By ,
Published January 13, 2015
Efforts to pass a massive compromise federal spending bill collapsed Monday as a top House Democrat abandoned the measure, accusing the White House and congressional Republicans of failing to bargain in good faith.
House Appropriations Committee Chairman David Obey, D-Wis., had been working with moderate Republicans to try to generate momentum for a catchall spending bill that split the differences between increases sought by Democrats and the strict budget submitted by President Bush in February.
But after a White House veto threat over the weekend, a frustrated Obey said he would rip up the compromise bill and devise a new one using the strict spending ceiling set by Bush — but would reach it by whacking GOP priorities and stripping the measure of billions of dollars in pet projects for lawmakers in both parties.
Obey's move came on the day he had been expected to unveil the bill, with a vote planned for Tuesday. The Senate had been anticipated to take up the bill later in the week, add funding for Iraq and make some final trims to Democrats' spending plans.
White House budget director Jim Nussle said Saturday that Bush would veto the omnibus spending bill sight unseen for exceeding Bush's budget by $18 billion.
"It is extraordinary that the President would request an 11 percent increase for the Department of Defense, a 12 percent increase for foreign aid, and $195 billion of emergency funding for the war, while asserting that a 4.7 percent increase for domestic programs is fiscally irresponsible," said Senate Appropriations Committee Chairman Robert Byrd, D-W.Va.
Nussle had accused Democrats of "trying to leverage troop-funding for more pork-barrel spending," but Obey said the opposite is true — that the White House was willing to relent just slightly on domestic spending in order to obtain up to $70 billion for the wars in Iraq and Afghanistan.

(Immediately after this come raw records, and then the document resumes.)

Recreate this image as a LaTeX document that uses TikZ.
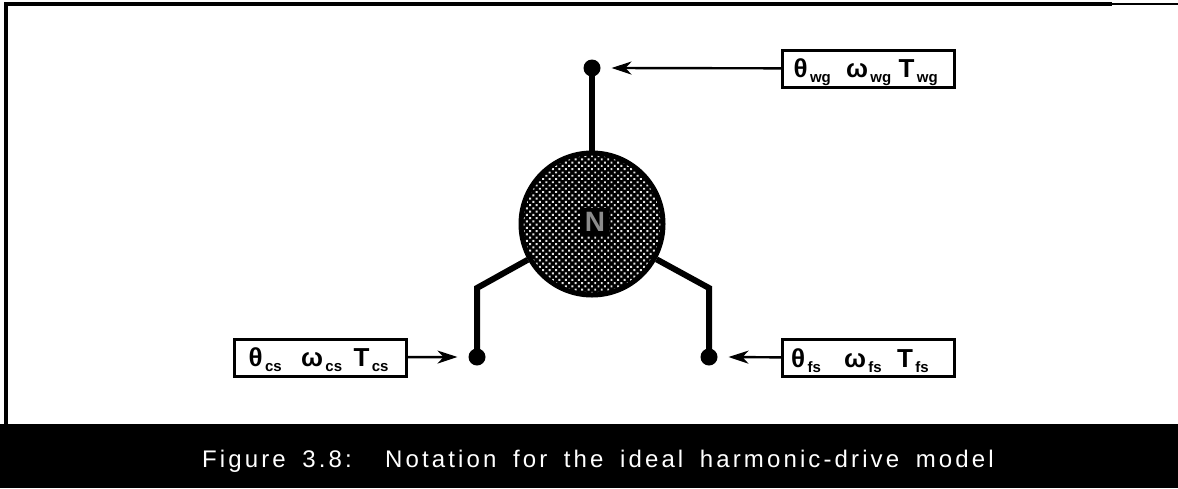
\documentclass[tikz,border=0pt]{standalone}
\usepackage{amsmath, amssymb}
\usepackage{fontspec}
\setmainfont{Liberation Sans}
\newfontfamily\captionfont[LetterSpace=13,WordSpace=1.7]{Liberation Sans}
\usepackage{tikz}
\usetikzlibrary{arrows.meta, positioning, patterns.meta}
\newcommand{\sbs}[1]{\smash{\raisebox{-5pt}{\fontsize{15}{15}\selectfont\bfseries #1}}}
\newcommand{\slot}[2]{\makebox[#1pt][l]{#2}}
\begin{document}
\begin{tikzpicture}[
    x=1pt, y=-1pt,
    signal/.style={rectangle, draw=black, line width=3pt, fill=white, minimum width=172pt, minimum height=37pt, inner sep=0pt, align=left, text height=18pt, text depth=0pt, font=\fontsize{26}{28}\selectfont\bfseries},
    port/.style={circle, fill=black, minimum size=17pt, inner sep=0pt, outer sep=-1pt},
    wheel/.style={circle, draw=black, line width=5pt, preaction={fill=black}, pattern={Dots[distance=4.6pt, radius=1.4pt, angle=45]}, pattern color=white!90!black, minimum size=142pt, inner sep=0pt},
    shaft/.style={line width=6pt, line join=miter},
    frameline/.style={draw=black, line width=4pt},
    arrow/.style={line width=2.4pt, -{Stealth[length=20pt, width=13pt, inset=6pt]}}
]
\useasboundingbox (0,0) rectangle (1178,488);

% Frame and caption
\coordinate (cornerbottom) at (5.5,424);
\coordinate (corner) at (5.5,4);
\coordinate (cornerright) at (1112,4);
\coordinate (cornerend) at (1178,4);
\draw [frameline] (cornerbottom) -- (corner) -- (cornerright);
\draw [draw=black, line width=2pt] (cornerright) -- (cornerend);
\node (bar) [fill=black, minimum width=1178pt, minimum height=64pt, inner sep=0pt] at (589,456) {};
\node (caption) [text=white, font=\captionfont\fontsize{24}{26}\selectfont] at (598,461) {Figure 3.8:\ \ Notation for the ideal harmonic-drive model};

% Nodes
\node (top) [port] at (592,68) {};
\node (left) [port] at (477,357) {};
\node (right) [port] at (709,357) {};
\node (hub) [wheel] at (592,224) {};
\node (ratio) [fill=black, text=black!45, inner sep=4pt, font=\fontsize{28}{30}\selectfont\bfseries] at (595,222) {N};

\node (wg) [signal] at (868.5,68.5) {\slot{52.5}{θ\sbs{\,wg}}\slot{52.5}{ω\sbs{\,wg}}\slot{45}{T\sbs{\,wg}}};
\node (fs) [signal] at (868.5,358) {\slot{53}{θ\sbs{\,fs}}\slot{53}{ω\sbs{\,fs}}\slot{49}{T\sbs{\,fs}}};
\node (cs) [signal] at (320.5,357.5) {\slot{52.5}{θ\sbs{\,cs}}\slot{52.5}{ω\sbs{\,cs}}\slot{39}{T\sbs{\,cs}}};

\coordinate (elbowleft) at (477,288);
\coordinate (elbowright) at (709,288);

% Connectors
\draw [shaft] (hub) -- (top);
\draw [shaft] (hub) -- (elbowleft) -- (left);
\draw [shaft] (hub) -- (elbowright) -- (right);

\draw [arrow] (wg) -- ([xshift=12pt]top.east);
\draw [arrow] (fs) -- ([xshift=12pt]right.east);
\draw [arrow] (cs) -- ([xshift=-12pt]left.west);

\end{tikzpicture}
\end{document}
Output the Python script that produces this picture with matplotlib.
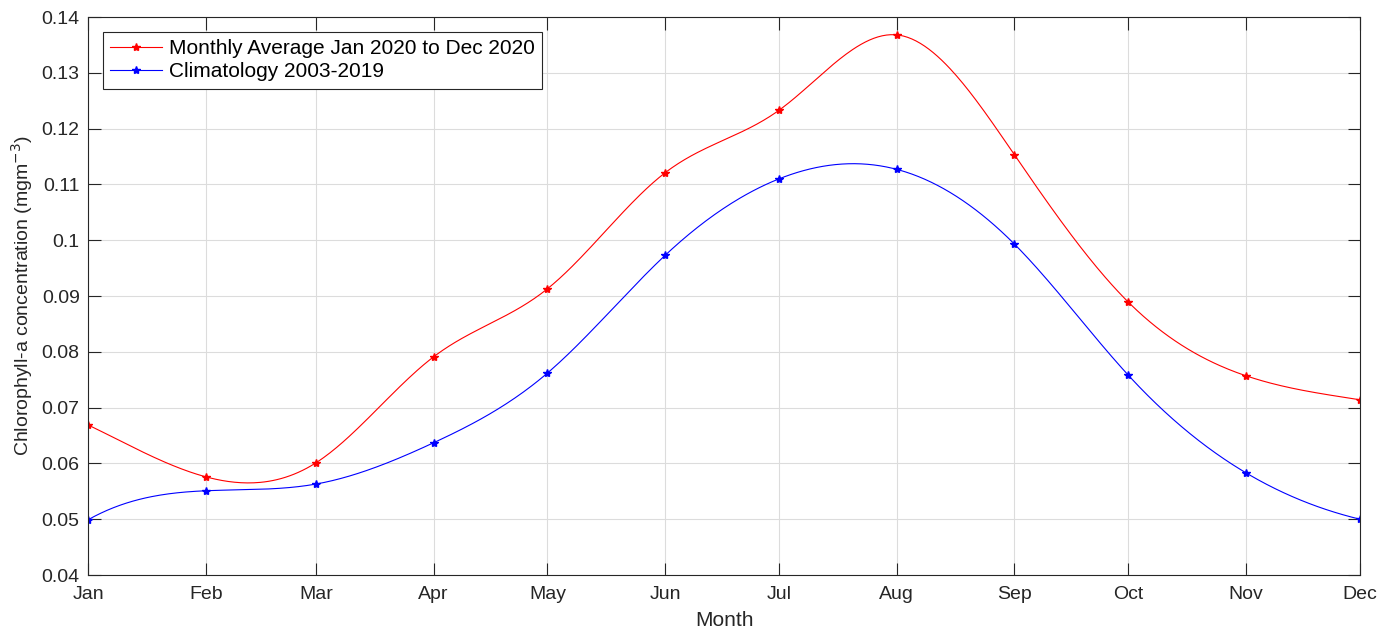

"I don't see any purpose in stringing things out for table scraps," Obey said, threatening to cut off negotiations and produce a bill — at Bush's strict budget number — without any GOP help.
"Short of having somebody in authority sit down and say, 'OK, we will work out a reasonable compromise,' I don't see any point in prolonging the agony," Obey said. "I don't see how we have any choice but to go to the president's numbers on appropriations to make clear that we aren't going to link the war with token funding on the domestic side."
Obey's sentiments weren't universally shared among Democrats. Senate Appropriations Chairman Byrd still hoped to work out an agreement, and Senate Majority Leader Harry Reid, D-Nev., met Monday afternoon with GOP counterpart Mitch McConnell of Kentucky in hopes of putting the omnibus measure back on track.
The omnibus plan had been under discussion for more than three weeks and would have represented the best hope for avoiding a budget train wreck like the stalemate last year under GOP rule.
The measure under development would roll together 11 unfinished spending bills funding every domestic Cabinet agency, as well as a foreign aid budget that's trimmed back from Bush's request.
The bill contained about $30 billion for U.S. efforts in Afghanistan, but Democratic leaders anticipate that Senate Republicans would have added to the measure up to $40 billion more for military operations in Iraq.
"They keep raising the ante," Obey said. "Now they're up to $70 billion (for Iraq and Afghanistan). I don't want to be part of any deal like that."
Obey's comments appeared aimed in part at encouraging the sizable bloc of pragmatic Republicans supporting the split-the-differences bill to press GOP leaders to make concessions or risk losing funding for favored programs and hometown projects.
The infusion of war funds was expected to siphon off votes from anti-war Democrats, making it extremely difficult to assembled a hoped for veto-proof coalition of Democrats and GOP moderates for the bill.
On Monday, MoveOn.org, a leading liberal advocacy group, called on lawmakers to oppose any war funding measure that does not include a timetable for withdrawing troops.
The bill under development includes almost $11 billion above Bush's overall figure for the one-third of the U.S. budget appropriated each year by Congress, as well as $7.4 billion in emergency spending for pressing needs like border security and State Department operations in Iraq.
Most of the emergency money was either requested by the White House or receives strongest backing from Republicans. Even items not officially requested by the White House budget office were requested by agency chiefs, Obey said.
"Most of that emergency spending is theirs," Obey said.
Of the $11 billion increase Democrats sought for other programs, much of the money would have gone to reverse budget cuts sought by Bush to programs such as grants to state and local governments for law enforcement, community development, and water and sewer projects.
The bill also would have provided small increases for health research, education and community health centers, among other programs. Homeland security grants to state and local police and firefighters would have received a $726 million boost, some 20 percent.